Pour le prolétariat là bas il s 'agit de s ' imposer politiquement . . renouer avec des principes pas si lointains que ça , pas complêtement oubliés Cela passe par un contrôle ouvrier sur les entreprises qu 'il sera très facile de remettre dans le giron car quoiqu'on dise , les travailleurs là bas considèrent que les nouveaux " Russes" sont des usurpateurs , des maffieux .
Quijote a fait l'effort d'essayer de répondre à une question à la quelle visiblement LO ne veut ni ne peut répondre. Mais c'est une réponse de jésuite ! "Une façon trop abstraite de poser le problème" :lenine: Quand il s'agit de détruire l'Etat bourgeois, considères-tu qu'il s'agit d'une question abstraite ? Non, tu penses, comme Lénine qu'il faudra disperser les bandes armées du capital, envoyer les CRS, les gendarmes, les légionnaires et les Saint-Cyriens au travail etc. Crois-tu sérieusement que la tache du prolétariat russe soit différente vis à vis des Omon, des militaires et des bureaucrates ?
Donc, encore un effort camarades pour répondre à cette question clé et aux deux autres :
-Que faudrait-il de plus pour que la Russie devienne un Etat bourgeois ? Détruire l'Etat ?

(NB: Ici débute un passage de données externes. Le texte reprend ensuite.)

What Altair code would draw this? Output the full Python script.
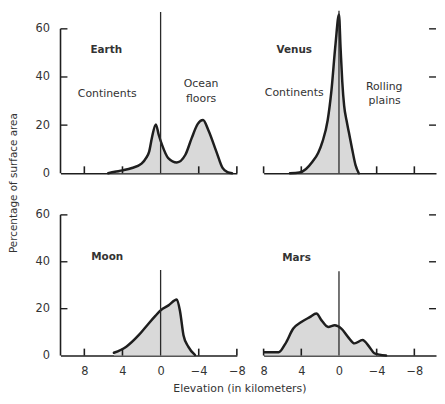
import altair as alt
import pandas as pd

FONT = "DejaVu Sans"
INK = "#1e1e1e"
TXT = "#333333"
FILL = "#d9d9d9"

# ---- data (elevation in km, percentage of surface area) ----
earth_elev = [5.5, 4.8, 4.0, 3.0, 2.0, 1.5, 1.2, 0.9, 0.5, 0.2, -0.15, -0.8, -1.7, -2.6, -3.25, -3.9, -4.45, -5.0, -5.85, -6.5, -7.0, -7.5]
earth_pct = [0, 0.6, 1.2, 2.2, 4, 6.5, 9, 15, 20.3, 16, 11.8, 6.3, 4.5, 7.7, 14.5, 20.5, 22.1, 18, 9, 2.2, 0.5, 0]

venus_elev = [5.2, 4.2, 3.5, 2.8, 2.2, 1.76, 1.2, 0.81, 0.36, 0.0, -0.17, -0.35, -0.55, -0.8, -1.05, -1.4, -1.75, -2.1]
venus_pct = [0, 0.3, 1.8, 4.9, 8.5, 13, 22, 34, 54, 66, 52, 38, 28, 22, 17, 10, 3.5, 0]

moon_elev = [4.9, 3.6, 2.3, 1.25, 0.55, 0.0, -0.83, -1.7, -2.05, -2.4, -2.9, -3.6]
moon_pct = [1.2, 3.8, 8.7, 13.7, 16.9, 19.3, 21.4, 23.9, 18.6, 8.7, 3.8, 0.3]

mars_elev = [7.9, 6.4, 5.7, 4.85, 4.0, 3.1, 2.4, 1.85, 1.15, 0.45, -0.25, -0.95, -1.65, -2.5, -3.2, -3.75, -4.3, -5.0]
mars_pct = [1.4, 1.4, 5, 11.5, 14.3, 16.4, 17.9, 15, 12.2, 12.9, 11.5, 8, 5.2, 6.6, 3.8, 1.0, 0.4, 0]

x_tick_values = [8, 4, -4, -8]
x_label_values = [8, 4, 0, -4, -8]
y_tick_values = [20, 40, 60]
y_label_values = [0, 20, 40, 60]

earth_notes = [("Earth", 5.7, 51.4, "bold"), ("Continents", 5.6, 32.9, "normal"),
               ("Ocean", -4.25, 37.0, "normal"), ("floors", -4.25, 30.9, "normal")]
venus_notes = [("Venus", 4.75, 51.4, "bold"), ("Continents", 4.75, 33.3, "normal"),
               ("Rolling", -4.8, 35.8, "normal"), ("plains", -4.85, 30.0, "normal")]
moon_notes = [("Moon", 5.6, 42.2, "bold")]
mars_notes = [("Mars", 4.5, 41.4, "bold")]


def panel(elev, pct, notes, xdom, ydom, w, h, zero_top, left, bottom):
    xs = alt.Scale(domain=xdom, reverse=True, nice=False, zero=False)
    ys = alt.Scale(domain=ydom, nice=False, zero=False)
    if bottom:
        xaxis = alt.Axis(values=x_label_values, tickSize=0, labelPadding=10, labelFontSize=11.5,
                         labelFont=FONT, labelColor=TXT, domainColor=INK, domainWidth=1.6,
                         grid=False, title=None, labelFlush=False)
    else:
        xaxis = alt.Axis(labels=False, ticks=False, domainColor=INK, domainWidth=1.6,
                         grid=False, title=None)
    if left:
        yaxis = alt.Axis(values=y_label_values, tickSize=0, labelPadding=11, domain=False,
                         labelFontSize=11.5, labelFont=FONT, labelColor=TXT, grid=False, title=None)
    else:
        yaxis = None

    def X(f="e"):
        return alt.X(f"{f}:Q", scale=xs, axis=xaxis)

    def Y(f="p"):
        return alt.Y(f"{f}:Q", scale=ys, axis=yaxis)

    curve = pd.DataFrame({"e": elev, "p": pct})
    area = alt.Chart(curve).mark_area(color=FILL, interpolate="monotone").encode(x=X(), y=Y())
    line = alt.Chart(curve).mark_line(color=INK, strokeWidth=2.5, interpolate="monotone",
                                      strokeJoin="round", strokeCap="round").encode(x=X(), y=Y())

    zero = alt.Chart(pd.DataFrame({"e": [0], "p": [0], "p2": [zero_top]})).mark_rule(
        color="#2a2a2a", strokeWidth=1.3).encode(x=X(), y=Y(), y2="p2:Q")

    xt = alt.Chart(pd.DataFrame({"e": x_tick_values})).mark_rule(color=INK, strokeWidth=1.6).encode(
        x=X(), y=alt.value(h), y2=alt.value(h - 7))

    if left:
        yt = alt.Chart(pd.DataFrame({"p": y_tick_values})).mark_rule(color=INK, strokeWidth=1.4).encode(
            y=Y(), x=alt.value(0), x2=alt.value(7))
        spine = alt.Chart(pd.DataFrame({"p": [0], "p2": [60]})).mark_rule(color=INK, strokeWidth=1.6).encode(
            y=Y(), y2="p2:Q", x=alt.value(0))
        extra = [yt, spine]
    else:
        yt = alt.Chart(pd.DataFrame({"p": y_tick_values})).mark_rule(color=INK, strokeWidth=1.4).encode(
            y=Y(), x=alt.value(w - 7), x2=alt.value(w))
        extra = [yt]

    nd = pd.DataFrame({"t": [n[0] for n in notes], "e": [n[1] for n in notes],
                       "p": [n[2] for n in notes], "wt": [n[3] for n in notes]})
    tb = alt.Chart(nd[nd.wt == "bold"]).mark_text(font=FONT, fontSize=10.5, fontWeight="bold",
                                                  color=TXT, baseline="middle").encode(
        x=X(), y=Y(), text="t:N")
    tn = alt.Chart(nd[nd.wt == "normal"]).mark_text(font=FONT, fontSize=11, color=TXT,
                                                    baseline="middle").encode(
        x=X(), y=Y(), text="t:N")

    return alt.layer(area, line, zero, xt, *extra, tb, tn).properties(width=w, height=h)


LW, RW = 178, 174
TH, BH = 164, 142

earth = panel(earth_elev, earth_pct, earth_notes, [-8, 10.5], [0, 67.5], LW, TH, 67, True, False)
venus = panel(venus_elev, venus_pct, venus_notes, [-10.3, 8], [0, 67.5], RW, TH, 67.5, False, False)
moon = panel(moon_elev, moon_pct, moon_notes, [-8, 10.5], [0, 60], LW, BH, 36.5, True, True)
mars = panel(mars_elev, mars_pct, mars_notes, [-10.3, 8], [0, 60], RW, BH, 36, False, True)

row1 = alt.hconcat(earth, venus, spacing=27, bounds="flush")
row2 = alt.hconcat(moon, mars, spacing=27, bounds="flush").properties(
    title=alt.TitleParams("Elevation (in kilometers)", orient="bottom", anchor="middle",
                          font=FONT, fontSize=11, fontWeight="normal", color=TXT, offset=6, dx=4))

chart = alt.vconcat(row1, row2, spacing=30).properties(
    title=alt.TitleParams("Percentage of surface area", orient="left", anchor="middle",
                          font=FONT, fontSize=10.5, fontWeight="normal", color=TXT, offset=16,
                          dx=19),
    padding=0,
).configure(background="white").configure_view(stroke=None)

chart.save("out.html", embed_options={"renderer": "svg", "actions": False})
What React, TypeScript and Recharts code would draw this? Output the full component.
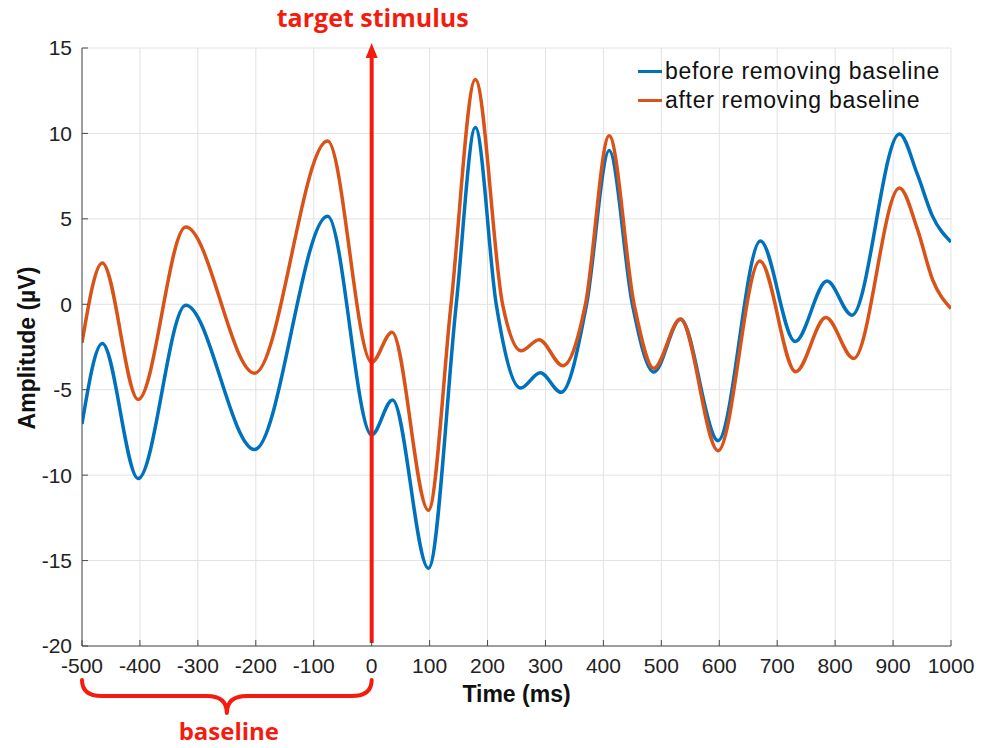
import React from "react";
import {
  LineChart,
  Line,
  XAxis,
  YAxis,
  CartesianGrid,
  ReferenceLine,
  ReferenceArea,
} from "recharts";

// ---- data ----
const xTicks = [-500, -400, -300, -200, -100, 0, 100, 200, 300, 400, 500, 600, 700, 800, 900, 1000];
const yTicks = [-20, -15, -10, -5, 0, 5, 10, 15];

const beforeTimes = [-500, -465, -403, -321, -202, -76, 0, 36, 98, 146, 179, 215, 257, 291, 327, 371, 410, 450, 487, 533, 598, 671, 731, 786, 829, 911, 942, 968, 1000];
const beforeValues = [-7.0, -2.3, -10.2, -0.05, -8.5, 5.15, -7.65, -5.6, -15.45, 0, 10.35, 0, -4.9, -4.0, -5.15, 0, 9.0, 0, -3.97, -0.88, -7.98, 3.7, -2.18, 1.36, -0.64, 9.97, 7.6, 5.16, 3.65];

const afterTimes = [-500, -465, -403, -321, -202, -76, 0, 35, 98, 137, 179, 226, 258, 289, 330, 369, 410, 453, 487, 533, 598, 670, 732, 784, 832, 911, 942, 968, 1000];
const afterValues = [-2.25, 2.42, -5.57, 4.52, -4.03, 9.55, -3.4, -1.63, -12.05, 0, 13.15, 0, -2.72, -2.07, -3.6, 0, 9.86, 0, -3.75, -0.86, -8.57, 2.53, -3.95, -0.78, -3.17, 6.81, 4.4, 1.46, -0.25];

const seriesNames = ["before removing baseline", "after removing baseline"];
const stimulusLabel = "target stimulus";
const baselineLabel = "baseline";
const xLabel = "Time (ms)";
const yLabel = "Amplitude (\u00b5V)";
const stimulusTime = 0;
const baselineStart = -500;
const baselineEnd = 0;

const beforeData = beforeTimes.map((t, i) => ({ t, v: beforeValues[i] }));
const afterData = afterTimes.map((t, i) => ({ t, v: afterValues[i] }));

// ---- styles ----
const BLUE = "#0072BD";
const ORANGE = "#D95319";
const RED = "#F41C0E";
const AXIS = "#4a4a4a";
const FONT = "'Liberation Sans', Arial, Helvetica, sans-serif";
const RED_FONT = "'Open Sans', 'Noto Sans', sans-serif";

const XTick = (props: any) => {
  const { x, y, payload } = props;
  return (
    <g>
      <line x1={x} x2={x} y1={y - 12} y2={y - 18} stroke={AXIS} strokeWidth={1} />
      <text x={x} y={y} dy="0.71em" textAnchor="middle" fontFamily={FONT} fontSize={21} fill="#222">
        {payload.value}
      </text>
    </g>
  );
};

const YTick = (props: any) => {
  const { x, y, payload } = props;
  return (
    <g>
      <line x1={x + 10} x2={x + 16} y1={y} y2={y} stroke={AXIS} strokeWidth={1} />
      <text x={x} y={y} dy="0.355em" textAnchor="end" fontFamily={FONT} fontSize={21} fill="#222">
        {payload.value}
      </text>
    </g>
  );
};

const StimulusShape = (props: any) => {
  const { x1, y1, y2 } = props;
  const top = Math.min(y1, y2);
  const bottom = Math.max(y1, y2);
  return (
    <g>
      <line x1={x1} x2={x1} y1={bottom - 3} y2={top + 8} stroke={RED} strokeWidth={4} />
      <polygon points={`${x1},${top - 5} ${x1 - 6},${top + 10} ${x1 + 6},${top + 10}`} fill={RED} />
      <text x={x1 + 1} y={top - 21} textAnchor="middle" fontFamily={RED_FONT} fontWeight={700} fontSize={25} fill={RED}>
        {stimulusLabel}
      </text>
    </g>
  );
};

const BraceShape = (props: any) => {
  const { x, y, width, height } = props;
  const x0 = x;
  const x1 = x + width;
  const cx = x + width / 2;
  const base = y + height;
  const t = base + 34;
  const h = base + 50;
  const c = base + 67;
  const r = 20;
  const d = `M ${x0} ${t} Q ${x0} ${h} ${x0 + r} ${h} L ${cx - r} ${h} Q ${cx} ${h} ${cx} ${c} Q ${cx} ${h} ${cx + r} ${h} L ${x1 - r} ${h} Q ${x1} ${h} ${x1} ${t}`;
  return (
    <g>
      <path d={d} fill="none" stroke={RED} strokeWidth={4} strokeLinejoin="round" strokeLinecap="round" />
      <text x={cx + 2} y={base + 94} textAnchor="middle" fontFamily={RED_FONT} fontWeight={700} fontSize={24} fill={RED}>
        {baselineLabel}
      </text>
    </g>
  );
};

const XLabel = (props: any) => {
  const vb = props.viewBox || {};
  return (
    <text x={vb.x + vb.width / 2} y={vb.y + 56} textAnchor="middle" fontFamily={FONT} fontWeight={700} fontSize={23} fill="#111">
      {xLabel}
    </text>
  );
};

const YLabel = (props: any) => {
  const vb = props.viewBox || {};
  const cx = vb.x + 35;
  const cy = vb.y + vb.height / 2 + 1;
  return (
    <text x={cx} y={cy} textAnchor="middle" transform={`rotate(-90, ${cx}, ${cy})`} fontFamily={FONT} fontWeight={700} fontSize={23} fill="#111">
      {yLabel}
    </text>
  );
};

export default function App() {
  const colors = [BLUE, ORANGE];
  return (
    <div style={{ position: "absolute", left: 0, top: 0, width: 988, height: 748, background: "#fff" }}>
      <LineChart width={988} height={748} margin={{ top: 48, right: 37, bottom: 0, left: 0 }}>
        <CartesianGrid stroke="#e2e2e2" strokeWidth={1} />
        <XAxis
          type="number"
          dataKey="t"
          domain={[-500, 1000]}
          ticks={xTicks}
          height={102}
          tickSize={0}
          tickMargin={12}
          tick={<XTick />}
          tickLine={false}
          axisLine={{ stroke: AXIS, strokeWidth: 1 }}
          allowDataOverflow
          label={{ content: <XLabel /> } as any}
        />
        <YAxis
          type="number"
          domain={[-20, 15]}
          ticks={yTicks}
          width={82}
          tickSize={0}
          tickMargin={10}
          tick={<YTick />}
          tickLine={false}
          axisLine={{ stroke: AXIS, strokeWidth: 1 }}
          allowDataOverflow
          label={{ content: <YLabel /> } as any}
        />
        <Line data={beforeData} dataKey="v" type="monotone" stroke={BLUE} strokeWidth={3.5} dot={false} activeDot={false} isAnimationActive={false} name={seriesNames[0]} />
        <Line data={afterData} dataKey="v" type="monotone" stroke={ORANGE} strokeWidth={3.5} dot={false} activeDot={false} isAnimationActive={false} name={seriesNames[1]} />
        <ReferenceArea x1={baselineStart} x2={baselineEnd} ifOverflow="visible" shape={(p: any) => <BraceShape {...p} />} />
        <ReferenceLine x={stimulusTime} ifOverflow="visible" shape={(p: any) => <StimulusShape {...p} />} />
      </LineChart>
      <div
        style={{
          position: "absolute",
          left: 638,
          top: 57,
          fontFamily: FONT,
          fontSize: 23,
          letterSpacing: 0.7,
          color: "#111",
          lineHeight: "29px",
        }}
      >
        {seriesNames.map((n, i) => (
          <div key={n} style={{ display: "flex", alignItems: "center", whiteSpace: "nowrap" }}>
            <span style={{ display: "inline-block", width: 24, height: 3.5, background: colors[i], marginRight: 3 }} />
            <span>{n}</span>
          </div>
        ))}
      </div>
    </div>
  );
}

-Quelle différence concrète entre l'URSS et la Chine maoiste ? La Russie et la Chine d'aujourd'hui ? (Puisqu'il est question de "processus", examinons les différentes étapes.)
PROCESSUS ? :33:
a écrit :
cette notion de "processus" semble échapper à toutes les variétés de capitalistes d'état....
D'abord, Satanas, comme tu le sais aussi bien que moi, tout processus connait des sauts qualitatifs, les processus ne sont pas en général linéaires et indolores. Donc, de ton propre point de vue, le processus de dégénérescence de l'URSS devrait en connaître, en a connu etc. On ne peut pas opposer comme cela une "théorie du processus" défendue par les Trotskystes à une théorie de "non processus" (?) défendue par les capitalistes d'Etat.
Bien entendu, depuis 1917, il y a eu un très long processus, et qui continue car la société continue à évoluer en Russie comme ailleurs. A lire pas mal d'intervenants, on a d'ailleurs plutot l'impression que c'est LO qui considère que le processus s'est arrêté en 1940 avec les derniers écrits de Trotsky, puisqu'il n'y aurait plus rien de nouveau à dire sur le sujet.
Trève de polémique. Le problème est en fait que nous n'analysons pas le processus
- c'est à dire les changements survenus en URSS - de la meme façon. Quitte à me répéter, à mon avis il y a :
-Un premier saut qualitatif avec l'effondrement de l'Etat ouvrier (les ouvriers organisés)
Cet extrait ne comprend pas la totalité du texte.